— START OF Data provided —
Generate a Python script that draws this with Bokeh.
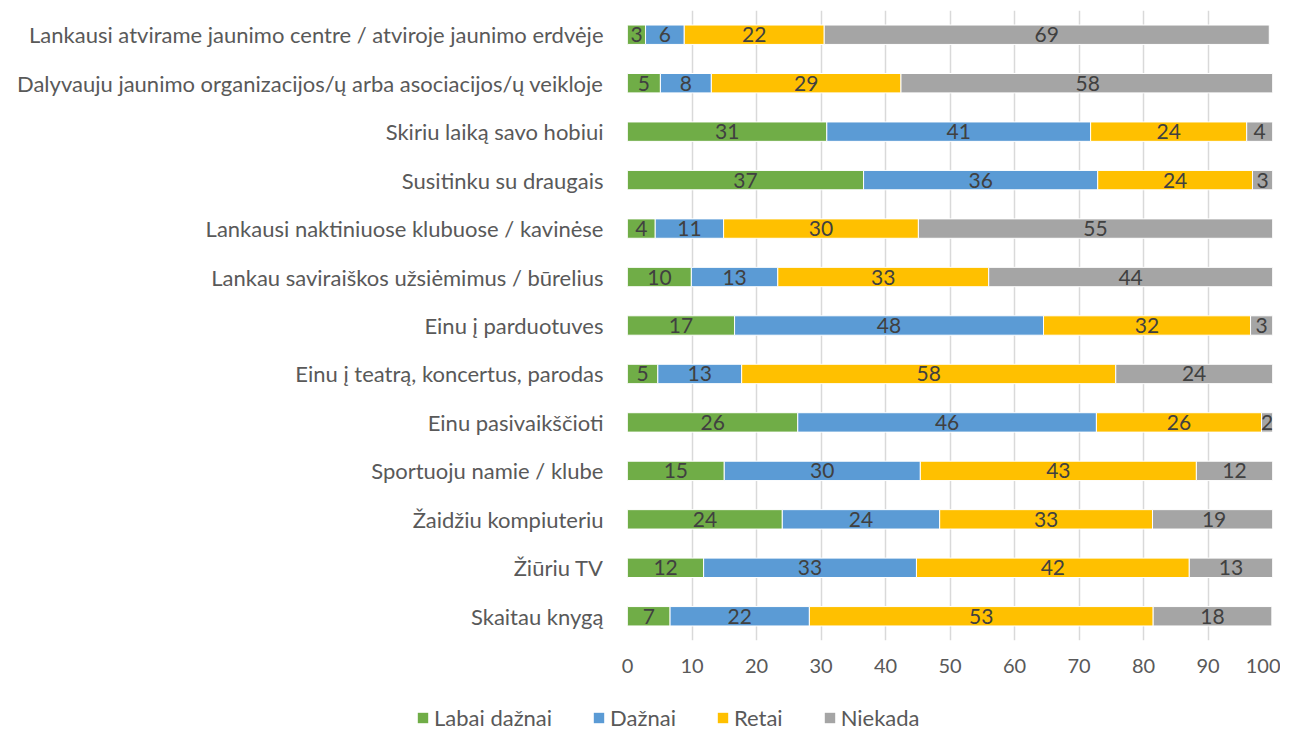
from bokeh.plotting import figure
from bokeh.layouts import column
from bokeh.models import ColumnDataSource, FactorRange, Range1d, Legend, LegendItem, LabelSet
from bokeh.core.properties import value
from bokeh.embed import file_html
from bokeh.resources import INLINE

categories = [
    "Lankausi atvirame jaunimo centre / atviroje jaunimo erdvėje",
    "Dalyvauju jaunimo organizacijos/ų arba asociacijos/ų veikloje",
    "Skiriu laiką savo hobiui",
    "Susitinku su draugais",
    "Lankausi naktiniuose klubuose / kavinėse",
    "Lankau saviraiškos užsiėmimus / būrelius",
    "Einu į parduotuves",
    "Einu į teatrą, koncertus, parodas",
    "Einu pasivaikščioti",
    "Sportuoju namie / klube",
    "Žaidžiu kompiuteriu",
    "Žiūriu TV",
    "Skaitau knygą",
]
labai_daznai = [2.8, 5.1, 30.9, 36.6, 4.3, 9.9, 16.6, 4.7, 26.4, 15.0, 24.0, 11.8, 6.6]
daznai = [6.0, 7.9, 40.9, 36.3, 10.6, 13.4, 47.9, 13.0, 46.3, 30.4, 24.4, 33.0, 21.6]
retai = [21.7, 29.4, 24.2, 24.0, 30.2, 32.7, 32.1, 58.0, 25.6, 42.8, 33.0, 42.3, 53.3]
niekada = [69.0, 57.9, 4.0, 3.1, 54.9, 44.0, 3.4, 24.3, 1.7, 11.8, 19.1, 12.9, 18.4]

series_names = ["Labai dažnai", "Dažnai", "Retai", "Niekada"]
series_keys = ["s0", "s1", "s2", "s3"]
colors = ["#70ad47", "#5b9bd5", "#ffc000", "#a5a5a5"]
x_ticks = [0, 10, 20, 30, 40, 50, 60, 70, 80, 90, 100]

FONT = "Lato"

data = dict(cat=categories, s0=labai_daznai, s1=daznai, s2=retai, s3=niekada)
source = ColumnDataSource(data)

p = figure(
    width=1280, height=688,
    y_range=FactorRange(factors=list(reversed(categories)), range_padding=0),
    x_range=Range1d(0, 100),
    output_backend="svg", toolbar_location=None,
    min_border_left=627, min_border_right=8, min_border_top=10, min_border_bottom=48,
)

renderers = p.hbar_stack(series_keys, y="cat", height=0.4, color=colors,
                         line_color="white", line_width=1, source=source)

# data labels centred in each segment
vals = [labai_daznai, daznai, retai, niekada]
lx, ly, lt = [], [], []
for i, cat in enumerate(categories):
    cum = 0.0
    for s in vals:
        v = s[i]
        lx.append(cum + v / 2)
        ly.append(cat)
        lt.append(f"{v:.0f}")
        cum += v
lsrc = ColumnDataSource(dict(x=lx, y=ly, t=lt))
labels = LabelSet(x="x", y="y", text="t", source=lsrc, text_align="center",
                  text_baseline="middle", text_font=value(FONT), text_font_size=value("21px"),
                  text_color=value("#404040"))
p.add_layout(labels)

p.outline_line_color = None
p.ygrid.grid_line_color = None
p.xgrid.grid_line_color = "#d9d9d9"
p.xgrid.grid_line_width = 1.5
p.xaxis.ticker = x_ticks
p.xaxis.axis_line_color = None
p.xaxis.major_tick_line_color = None
p.xaxis.minor_tick_line_color = None
p.xaxis.major_label_text_font = FONT
p.xaxis.major_label_text_font_size = "20px"
p.xaxis.major_label_text_color = "#595959"
p.xaxis.major_label_standoff = 12
p.yaxis.axis_line_color = None
p.yaxis.major_tick_line_color = None
p.yaxis.major_label_text_font = FONT
p.yaxis.major_label_text_font_size = "22px"
p.yaxis.major_label_text_color = "#595959"
p.yaxis.major_label_standoff = 18

# legend in its own strip below the chart (uses the same series sources)
pl = figure(width=1280, height=43, output_backend="svg", toolbar_location=None,
            x_range=Range1d(0, 1), y_range=Range1d(0, 1),
            min_border_left=0, min_border_right=0, min_border_top=0, min_border_bottom=0)
try:
    pl.frame_align = False
    p.frame_align = False
except Exception:
    pass
pl.xaxis.visible = False
pl.yaxis.visible = False
pl.outline_line_color = None
pl.xgrid.visible = False
pl.ygrid.visible = False
leg_src = ColumnDataSource(dict(cat=categories, s0=labai_daznai, s1=daznai, s2=retai, s3=niekada))
leg_renderers = pl.hbar_stack(series_keys, y=-5, height=0.4, color=colors,
                              line_color=None, source=leg_src)
legend = Legend(
    items=[LegendItem(label=n, renderers=[r]) for n, r in zip(series_names, leg_renderers)],
    orientation="horizontal", location=(416, 0),
    label_text_font=FONT, label_text_font_size="22px", label_text_color="#595959",
    glyph_width=13, glyph_height=13, spacing=40, label_standoff=5,
    border_line_color=None, background_fill_alpha=0, margin=0, padding=0,
)
pl.add_layout(legend, "center")

layout = column(p, pl, spacing=0)
open("out.html", "w").write(file_html(layout, INLINE))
— END OF Data provided —
Task ▸
Repeat only the lines between the start of the data and the line with "from bokeh.resources import INLINE", including those two lines, and skip the pictures.

Answer for this exercise ▸
Generate a Python script that draws this with Bokeh.
from bokeh.plotting import figure
from bokeh.layouts import column
from bokeh.models import ColumnDataSource, FactorRange, Range1d, Legend, LegendItem, LabelSet
from bokeh.core.properties import value
from bokeh.embed import file_html
from bokeh.resources import INLINE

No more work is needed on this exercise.